Print nothing but the lines from the start of the listing below through the line that contains "const legendNames = ['Apparent', 'Bias-corrected', 'Ideal'];". Do not include the pictures.

## begin Data extract

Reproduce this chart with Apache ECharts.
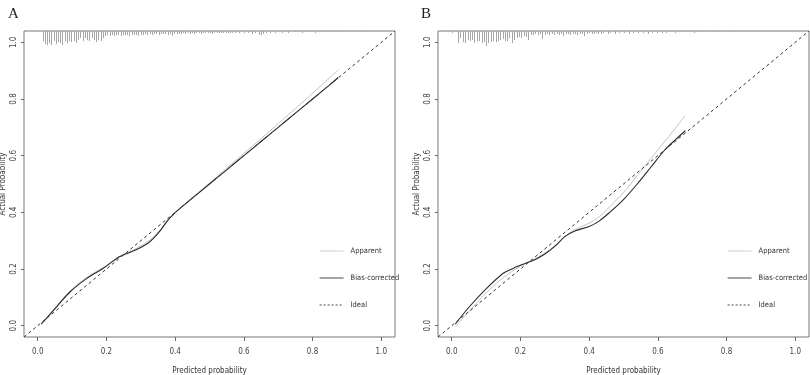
<!DOCTYPE html>
<html><head><meta charset="utf-8">
<script src="https://cdn.jsdelivr.net/npm/echarts@6/dist/echarts.min.js"></script>
<style>html,body{margin:0;padding:0;background:#fff}#c{width:810px;height:375px}</style>
</head><body><div id="c"></div>
<script>
// ---- data ----
const tickValues = [0, 0.2, 0.4, 0.6, 0.8, 1.0];
const idealX = [-0.04, 1.04];
const legendNames = ['Apparent', 'Bias-corrected', 'Ideal'];

// Panel A
const apparentAX = [0.01,0.045,0.093,0.142,0.19,0.239,0.283,0.322,0.346,0.362,0.378,0.395,0.42,0.45,0.5,0.55,0.6,0.65,0.7,0.75,0.8,0.85,0.875];
const apparentAY = [0.006,0.055,0.121,0.17,0.205,0.245,0.27,0.298,0.324,0.346,0.372,0.394,0.42,0.452,0.503,0.556,0.608,0.66,0.713,0.766,0.82,0.875,0.903];
const biasAX = [0.01,0.045,0.093,0.142,0.19,0.239,0.283,0.322,0.346,0.362,0.378,0.395,0.42,0.45,0.5,0.55,0.6,0.65,0.7,0.75,0.8,0.85,0.875];
const biasAY = [0.005,0.053,0.118,0.166,0.202,0.244,0.266,0.292,0.32,0.344,0.371,0.393,0.42,0.45,0.5,0.55,0.6,0.65,0.7,0.75,0.8,0.85,0.876];
const rugAX = [0.014,0.020,0.027,0.033,0.040,0.046,0.053,0.059,0.066,0.072,0.079,0.085,0.092,0.098,0.105,0.111,0.118,0.124,0.131,0.137,0.144,0.150,0.157,0.163,0.170,0.176,0.183,0.189,0.196,0.202,0.209,0.215,0.222,0.228,0.235,0.241,0.248,0.254,0.261,0.267,0.274,0.280,0.287,0.293,0.300,0.306,0.313,0.319,0.326,0.332,0.339,0.345,0.352,0.358,0.365,0.371,0.378,0.384,0.391,0.397,0.404,0.410,0.417,0.423,0.430,0.436,0.443,0.449,0.456,0.462,0.469,0.475,0.482,0.488,0.495,0.501,0.508,0.514,0.521,0.527,0.534,0.540,0.547,0.553,0.560,0.566,0.573,0.586,0.599,0.612,0.625,0.631,0.644,0.651,0.657,0.664,0.677,0.690,0.710,0.729,0.749,0.768,0.788,0.807,0.826,0.846,0.885,0.956];
const rugAN = [10,13,14,12,14,10,13,11,12,14,10,12,10,11,10,12,9,7,10,7,9,10,7,9,11,9,10,7,5,4,5,4,5,4,4,5,4,4,4,5,4,4,4,5,4,4,3,4,3,4,3,3,4,3,3,3,4,3,5,3,3,3,3,2,3,2,3,2,3,2,2,3,2,2,2,2,3,2,2,2,2,2,2,2,2,2,2,2,2,2,3,2,4,4,3,2,2,2,2,2,1,2,1,2,1,1,1,1];

// Panel B
const apparentBX = [0.01,0.05,0.1,0.15,0.2,0.23,0.27,0.3,0.33,0.36,0.4,0.43,0.46,0.5,0.54,0.58,0.62,0.65,0.68];
const apparentBY = [-0.005,0.05,0.115,0.17,0.21,0.228,0.255,0.282,0.315,0.34,0.362,0.385,0.42,0.47,0.53,0.59,0.65,0.695,0.742];
const biasBX = [0.01,0.05,0.1,0.15,0.18,0.21,0.24,0.27,0.3,0.33,0.36,0.4,0.43,0.46,0.5,0.54,0.58,0.62,0.65,0.68];
const biasBY = [0.005,0.065,0.13,0.185,0.203,0.218,0.232,0.252,0.28,0.315,0.335,0.35,0.37,0.4,0.445,0.5,0.56,0.62,0.655,0.688];
const rugBX = [0.001,0.018,0.025,0.033,0.040,0.046,0.053,0.059,0.066,0.073,0.080,0.087,0.093,0.100,0.107,0.114,0.121,0.128,0.134,0.141,0.148,0.155,0.162,0.168,0.175,0.182,0.189,0.196,0.203,0.209,0.216,0.223,0.230,0.237,0.243,0.250,0.257,0.264,0.271,0.277,0.284,0.291,0.298,0.305,0.311,0.318,0.325,0.332,0.339,0.345,0.352,0.359,0.366,0.373,0.379,0.386,0.393,0.400,0.407,0.413,0.420,0.427,0.434,0.441,0.454,0.461,0.475,0.488,0.502,0.515,0.529,0.543,0.556,0.570,0.583,0.597,0.611,0.624,0.651,0.678,0.705,0.732,0.760,0.814];
const rugBN = [2,12,7,11,12,9,10,9,12,10,10,12,11,15,12,11,10,11,10,9,8,10,10,7,12,9,7,6,7,5,6,9,4,4,3,4,3,8,4,3,4,3,4,3,4,3,5,3,3,4,3,3,4,3,3,5,3,2,3,3,2,3,3,2,3,2,3,2,2,3,2,2,2,3,2,2,2,2,2,1,2,1,1,1];

// ---- chart ----
const AX_MIN = -0.04, AX_MAX = 1.04;
const spikeScale = 1 / 282;   // count -> data units of spike length
const FONT = "'Liberation Sans Narrow', 'DejaVu Sans Condensed', 'Liberation Sans'";
const FS = 8;
const zip = (xs, ys) => xs.map((x, i) => [x, ys[i]]);

function rugRender(params, api) {
  const x = api.value(0), n = api.value(1);
  const p1 = api.coord([x, AX_MAX]);
  const p2 = api.coord([x, AX_MAX - n * spikeScale]);
  const px = Math.round(p1[0]) + 0.5;
  return { type: 'line', shape: { x1: px, y1: p1[1], x2: px, y2: p2[1] },
           style: { stroke: '#a6a6a6', lineWidth: 1 } };
}

function makeX(idx) {
  return {
    type: 'value', gridIndex: idx, min: AX_MIN, max: AX_MAX,
    name: 'Predicted probability', nameLocation: 'middle', nameGap: 30,
    nameTextStyle: { fontFamily: FONT, fontSize: FS, color: '#333' },
    axisLine: { show: false, onZero: false },
    axisTick: { show: true, length: 4, customValues: tickValues, lineStyle: { color: '#666' } },
    axisLabel: { customValues: tickValues, fontFamily: FONT, fontSize: FS, color: '#444', margin: 11,
                 formatter: v => v.toFixed(1) },
    splitLine: { show: false }
  };
}
function makeY(idx) {
  return {
    type: 'value', gridIndex: idx, min: AX_MIN, max: AX_MAX,
    name: 'Actual Probability', nameLocation: 'middle', nameGap: 17,
    nameTextStyle: { fontFamily: FONT, fontSize: FS, color: '#333' },
    axisLine: { show: false, onZero: false },
    axisTick: { show: true, length: 3, customValues: tickValues, lineStyle: { color: '#666' } },
    axisLabel: { customValues: tickValues, rotate: 90, fontFamily: FONT, fontSize: FS, color: '#444', margin: 6,
                 formatter: v => v.toFixed(1) },
    splitLine: { show: false }
  };
}
function panelSeries(idx, appX, appY, biasX, biasY, rugX, rugN) {
  return [
    { type: 'custom', xAxisIndex: idx, yAxisIndex: idx, renderItem: rugRender, data: zip(rugX, rugN), silent: true, clip: false },
    { name: 'Apparent', type: 'line', xAxisIndex: idx, yAxisIndex: idx, data: zip(appX, appY), symbol: 'none',
      smooth: 0.3, lineStyle: { color: '#c4c4c4', width: 1 }, itemStyle: { color: '#c4c4c4' } },
    { name: 'Bias-corrected', type: 'line', xAxisIndex: idx, yAxisIndex: idx, data: zip(biasX, biasY), symbol: 'none',
      smooth: 0.3, lineStyle: { color: '#2a2a2a', width: 1.1 }, itemStyle: { color: '#555' } },
    { name: 'Ideal', type: 'line', xAxisIndex: idx, yAxisIndex: idx, data: zip(idealX, idealX), symbol: 'none',
      lineStyle: { color: '#333', width: 1, type: [3, 3] }, itemStyle: { color: '#333' } }
  ];
}
function makeLegend(left) {
  return { data: [
             { name: legendNames[0], lineStyle: { color: '#cfcfcf', width: 1 } },
             { name: legendNames[1], lineStyle: { color: '#6a6a6a', width: 1.2 } },
             { name: legendNames[2], lineStyle: { color: '#444', width: 1, type: [2, 2] } }
           ],
           orient: 'vertical', left: left, top: 242, itemWidth: 24, itemHeight: 10,
           itemGap: 19, selectedMode: false,
           itemStyle: { color: 'transparent', borderColor: 'transparent', borderWidth: 0, opacity: 0 },
           textStyle: { fontFamily: FONT, fontSize: 7.5, color: '#333', padding: [0, 0, 0, 2] } };
}

const chart = echarts.init(document.getElementById('c'), null, { renderer: 'canvas' });
chart.setOption({
  animation: false,
  backgroundColor: '#fff',
  title: [
    { text: 'A', left: 3, top: 2, textStyle: { fontFamily: 'Liberation Serif', fontSize: 15, fontWeight: 'normal', color: '#222' } },
    { text: 'B', left: 416, top: 2, textStyle: { fontFamily: 'Liberation Serif', fontSize: 15, fontWeight: 'normal', color: '#222' } }
  ],
  grid: [
    { left: 24, top: 31, width: 371, height: 306, show: true, borderColor: '#777', borderWidth: 1, backgroundColor: 'transparent', outerBoundsMode: 'none', containLabel: false },
    { left: 438, top: 31, width: 371, height: 306, show: true, borderColor: '#777', borderWidth: 1, backgroundColor: 'transparent', outerBoundsMode: 'none', containLabel: false }
  ],
  xAxis: [makeX(0), makeX(1)],
  yAxis: [makeY(0), makeY(1)],
  legend: [makeLegend(314), makeLegend(722)],
  series: [
    ...panelSeries(0, apparentAX, apparentAY, biasAX, biasAY, rugAX, rugAN),
    ...panelSeries(1, apparentBX, apparentBY, biasBX, biasBY, rugBX, rugBN)
  ]
});
</script></body></html>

## end Data extract

Result below:
Reproduce this chart with Apache ECharts.
<!DOCTYPE html>
<html><head><meta charset="utf-8">
<script src="https://cdn.jsdelivr.net/npm/echarts@6/dist/echarts.min.js"></script>
<style>html,body{margin:0;padding:0;background:#fff}#c{width:810px;height:375px}</style>
</head><body><div id="c"></div>
<script>
// ---- data ----
const tickValues = [0, 0.2, 0.4, 0.6, 0.8, 1.0];
const idealX = [-0.04, 1.04];
const legendNames = ['Apparent', 'Bias-corrected', 'Ideal'];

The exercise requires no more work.